Meryatum is referred to as the “King’s Eldest Son” in an inscription on a statue. This title is understood to denote the eldest living son born of the same mother, which indicates that all his full older brothers had died before him. He is believed to have died during the 46th to 52nd year of Ramesses II’s reign, and based on records of the succession of the High Priest of Ra, an earlier date of death is considered more likely.

==Inscriptions==
Meryatum is known from several inscriptions.
- Inscription at Serabit el-Khadim depicting Prince Meryatum with the Troop-commander and Royal Cupbearer Ashahebsed and Troop-commander Amenemope.
- Façade of the Small Temple at Abu Simbel; two of the colossal statues of the King are flanked by small statues of the King’s Son Meryatum and the King’s Son Meryre (the other two are flanked by Amun-her-khepeshef and Prehirwenemef)
- Inscription at the Temple of Mut at Karnak; The inscription names Meryatum and Queen Nefertari: Text made by the King’s Son Ramesses-Meryatum, born of Queen Nefertari-Meryetmut, may she live forever! (Kitchen)
- Statue of Queen Nefertari with a depiction of Prince Meryatum at the left side (Brussels E.2459)
- Stela of Subordinate Akhpet from Qantir (Pelizaeus-Museum) mentions the King’s Son, Chief of Seers, pure of hands in the House of Re, Mery-Atum, justified.
- A statue with Standards (Berlin 19716) mentions on the Dorsal Pillar: Hereditary Prince and Count, Chief of Secrets in the Mansion of the Bennu bird, bodily King’s son, beloved of him, Chief of Seers, Mery-Atum. (Kitchen )

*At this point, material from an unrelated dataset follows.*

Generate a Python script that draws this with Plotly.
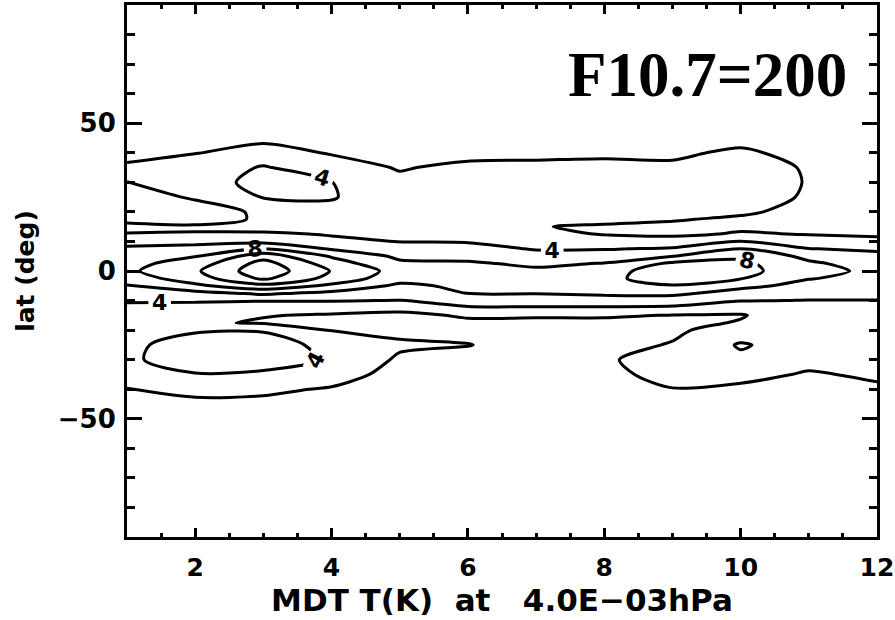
import numpy as np
import plotly.graph_objects as go

# Local time (hours) of each data column and latitude (deg) of each data row
local_time = [1, 2, 3, 4, 5, 6, 7, 8, 9, 10, 11, 12]
lat = [50, 45, 40, 35, 30, 25, 20, 17.5, 15, 12.5, 10, 7.5, 5, 2.5, 0,
       -2.5, -5, -7.5, -10, -12.5, -15, -17.5, -20, -25, -30, -35, -40, -45, -50]

# MDT T(K) amplitude, one list per local-time column (values ordered as `lat`)
t_h01 = [0.8, 1.2, 1.6, 2.2, 1.99, 1.6, 1.7, 1.8, 2.2, 4.3, 5.3, 6.4, 7.0, 7.4, 7.6,
         7.0, 5.9, 5.0, 4.2, 3.5, 3.2, 3.1, 3.2, 3.6, 3.7, 2.8, 1.95, 1.4, 1.0]
t_h02 = [0.9, 1.4, 1.95, 2.6, 2.8, 2.1, 1.6, 1.7, 2.1, 4.8, 5.6, 6.5, 7.9, 8.9, 9.7,
         9.0, 7.6, 5.4, 4.2, 3.3, 2.6, 2.3, 3.8, 4.8, 4.9, 3.9, 2.6, 1.5, 1.0]
t_h03 = [1.0, 1.7, 2.5, 4.2, 4.8, 4.1, 2.15, 2.1, 2.9, 4.4, 5.4, 8.1, 11.2, 12.8, 13.3,
         12.4, 9.4, 6.4, 4.1, 2.9, 2.1, 1.8, 3.85, 4.9, 4.8, 3.7, 2.4, 1.5, 1.0]
t_h04 = [0.9, 1.3, 1.9, 2.6, 4.05, 4.15, 3.4, 3.3, 3.5, 3.8, 4.6, 5.8, 7.8, 9.0, 9.9,
         9.3, 7.6, 5.5, 4.1, 2.9, 1.8, 1.5, 1.9, 3.4, 3.8, 3.0, 1.8, 1.3, 0.9]
t_h05 = [0.6, 0.9, 1.3, 1.9, 2.3, 2.6, 2.8, 2.9, 3.1, 3.5, 3.95, 4.8, 5.6, 6.4, 7.2,
         6.8, 5.6, 4.8, 3.95, 2.5, 1.6, 1.3, 1.5, 2.3, 1.7, 1.2, 1.0, 0.8, 0.6]
t_h06 = [0.7, 1.0, 1.6, 2.3, 2.6, 2.8, 3.0, 3.1, 3.3, 3.6, 3.9, 4.5, 5.4, 6.3, 6.9,
         6.8, 6.4, 6.05, 4.8, 3.8, 2.2, 1.7, 1.5, 2.05, 1.5, 1.1, 0.9, 0.7, 0.5]
t_h07 = [0.7, 1.1, 1.7, 2.3, 2.4, 2.4, 2.2, 2.1, 2.05, 2.5, 3.3, 3.9, 4.6, 5.6, 6.4,
         6.6, 6.5, 6.1, 5.0, 3.8, 2.2, 1.6, 1.4, 1.4, 1.3, 1.2, 1.0, 0.8, 0.6]
t_h08 = [0.8, 1.3, 1.8, 2.3, 2.6, 2.7, 2.6, 2.3, 1.85, 1.9, 3.0, 3.9, 4.9, 6.1, 7.3,
         7.6, 7.2, 6.4, 5.0, 3.8, 2.2, 1.6, 1.4, 1.5, 1.8, 1.6, 1.2, 0.9, 0.7]
t_h09 = [0.8, 1.2, 1.8, 2.2, 2.6, 2.8, 2.5, 2.1, 1.7, 1.6, 2.9, 4.2, 5.95, 8.4, 9.0,
         8.8, 7.9, 6.5, 4.9, 3.7, 1.95, 1.6, 1.7, 2.1, 2.7, 2.5, 1.95, 1.4, 1.0]
t_h10 = [1.0, 1.6, 2.2, 2.7, 2.9, 2.8, 2.2, 1.8, 1.6, 2.2, 4.05, 6.1, 7.6, 8.5, 8.7,
         8.1, 6.6, 5.1, 4.1, 2.6, 1.9, 2.1, 2.8, 4.2, 3.6, 2.6, 1.6, 1.2, 0.9]
t_h11 = [0.8, 1.2, 1.6, 1.85, 1.9, 1.8, 1.6, 1.5, 1.5, 1.9, 2.9, 4.05, 5.5, 6.3, 6.6,
         6.1, 5.3, 4.7, 3.95, 3.3, 2.9, 2.8, 2.9, 3.0, 2.6, 1.8, 1.3, 1.0, 0.8]
t_h12 = [0.8, 1.0, 1.3, 1.5, 1.6, 1.6, 1.5, 1.5, 1.6, 1.7, 2.5, 3.7, 4.5, 5.2, 5.6,
         5.4, 5.0, 4.5, 3.95, 3.2, 2.9, 2.8, 2.8, 2.8, 2.6, 2.3, 1.7, 1.2, 0.9]

columns = [t_h01, t_h02, t_h03, t_h04, t_h05, t_h06,
           t_h07, t_h08, t_h09, t_h10, t_h11, t_h12]
z = np.array(columns).T  # rows = latitude, cols = local time

x_ticks = [2, 4, 6, 8, 10, 12]
y_ticks = [-50, 0, 50]

black = [[0, "black"], [1, "black"]]
fig = go.Figure()
# unlabelled levels (2, 6, 10)
fig.add_trace(go.Contour(
    x=local_time, y=lat, z=z, colorscale=black, showscale=False,
    contours=dict(coloring="lines", start=2, end=10, size=4, showlabels=False),
    line=dict(width=3, smoothing=0.8), hoverinfo="skip"))
# labelled levels (4, 8, 12)
fig.add_trace(go.Contour(
    x=local_time, y=lat, z=z, colorscale=black, showscale=False,
    contours=dict(coloring="lines", start=4, end=12, size=4, showlabels=True,
                  labelfont=dict(family="DejaVu Sans", size=22, color="black", weight="bold")),
    line=dict(width=3, smoothing=0.8), hoverinfo="skip"))

fig.add_annotation(text="F10.7=200", xref="paper", yref="paper", x=0.962, y=0.868,
                   xanchor="right", yanchor="middle", showarrow=False,
                   font=dict(family="Liberation Serif", size=63, color="black", weight="bold"))

fig.update_layout(
    width=895, height=620, margin=dict(l=127, r=18, t=5, b=83, pad=0),
    paper_bgcolor="white", plot_bgcolor="white", showlegend=False,
    xaxis=dict(range=[1, 12], tickvals=x_ticks, ticks="inside", ticklen=9, tickwidth=3,
               minor=dict(dtick=0.5, tick0=0, ticks="inside", ticklen=4, tickwidth=3, tickcolor="black"),
               showline=True, linewidth=3, linecolor="black", mirror="ticks", tickcolor="black",
               showgrid=False, zeroline=False, ticklabelstandoff=6, automargin=False,
               tickfont=dict(family="DejaVu Sans", size=25, color="black", weight="bold"),
               title=dict(text="MDT T(K)\u00a0 at\u00a0\u00a0 4.0E\u221203hPa", standoff=8,
                          font=dict(family="DejaVu Sans", size=31, color="black", weight="bold"))),
    yaxis=dict(range=[-90, 90], tickvals=y_ticks, ticks="inside", ticklen=15, tickwidth=3,
               minor=dict(dtick=10, tick0=0, ticks="inside", ticklen=8, tickwidth=3, tickcolor="black"),
               showline=True, linewidth=3, linecolor="black", mirror="ticks", tickcolor="black",
               showgrid=False, zeroline=False, ticklabelstandoff=3, automargin=False,
               tickfont=dict(family="DejaVu Sans", size=26, color="black", weight="bold"),
               title=dict(text="lat (deg)", standoff=17,
                          font=dict(family="DejaVu Sans", size=25, color="black", weight="bold"))),
)

fig.write_html("out.html")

- The dorsal pillar of a statue in Berlin (Berlin 7347). On the left side the inscription reads: "[…in] the Great Mansion, Setem priest in the Horizon of Eternity, Eyes of the King at the head of his Two Lands, with the utterance of whose mouth people are pleased; King’s Son, Chief of Seers, pure of hands in the house of Re, Meryatum, renewed in life, born of the Great Royal Wife, Lady of Both Lands, Nefertari Meryetmut." (Kitchen ) And on the right side it reads: "[…Chariot]eer of his father the Victorious King, Horus-Falcon, Beloved of Maat; King’s Son, Chief of Seers, pure of hands in the house of Re, Meryatum, born of the Great Royal Wife, Lady of Both Lands, Nefertari Meryetmut." (Kitchen) While the main text says: "Hereditary Prince, Royal princeling, Judge(?) of the people, born of the Great Royal Wife, Chief of Seers, pure of hands in the house of Re, Meryatum." (Kitchen )
- An ostracon in Cairo (JdE 72460) mentions “work-in-progress of the Chief of Seers, Meryatum”. Probably refers to work on the tomb of Meryatum (i.e. KV5)
- In the Valley of the Kings in KV5 two calcite canopic jars were found in chamber 3. One mentions Qebehsenuef, the other Hapi.